If Jesus had intended to start a new religious system he would have written it down himself during his lifetime, like dozens of previous Jewish prophets.

Jesus never intended to “start a new religious system“. Reading the gospels, one cannot help but note that Jesus was working inside a system that had developed hundreds of years before his birth, in the synagogue system, and the early church was modeled after it, using its liturgical materials and offices. It was one reason why it was the confession of Christ as Lord over and against Caesar became the defining means during the periods of persecution because, from the outside, there was no real way to tell Christians from Jews. The division only became more apparent as Jews differentiated themselves from Christians.

Why would anyone assume that Jesus would have “written it down during his lifetime“? Jesus was busy, constantly moving, a wanted man, he barely had time to eat. Further more…well, let’s just take a look at this excerpt from the Lexham Bible Dictionary,

[The] designation “writing prophets” does not mean that the prophets themselves were literate (though they may have been), only that their sayings have been preserved in volumes attributed to them.
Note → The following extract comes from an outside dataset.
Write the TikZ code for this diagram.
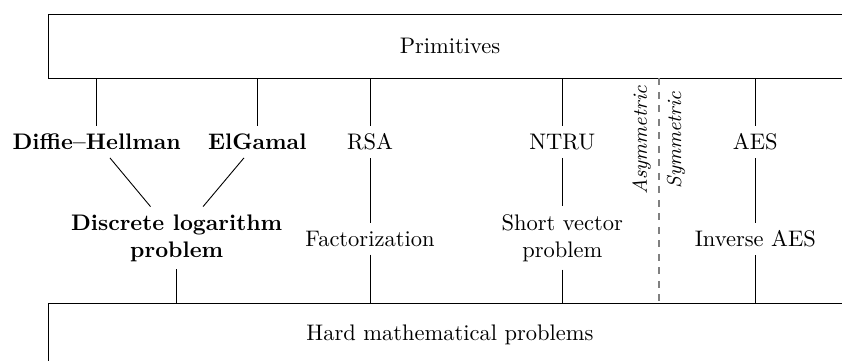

Jeremiah 51:60 does record that the prophet Jeremiah “wrote on a scroll all the disasters that would befall Babylon,” but this may mean that he instructed a scribe to write the sayings (see Jer 51:59). Aside from the book of Jeremiah, little is known about the writing process of the prophetic books.

Redditt, Paul. “Prophets, the.” Ed. John D. Barry et al. The Lexham Bible Dictionary 2016 : n. pag. Print. (emphasis added)

In fact there’s arguments as to whether or not there was a formal training school in ancient Israel for training young men to serve in such a capacity. Needless to say, it simply doesn’t follow that Jesus, since he did not intend to start a “new religion” but pointed to what he considered and insisted to be authoritative (the Law and the Prophets).

Jesus is depicted in the gospels as disrespecting his mother when he was twelve years old and when he was a grown man.

Actually, no, Jesus was not “disrespectful“, but was perfectly respectful in accordance to the time and culture in which he lived.

Jesus did not practice his own rule: he did not love his enemies but berated them with unwarranted bitterness.

He called them to repentance, which is the highest form of love as a Torah observant Jew.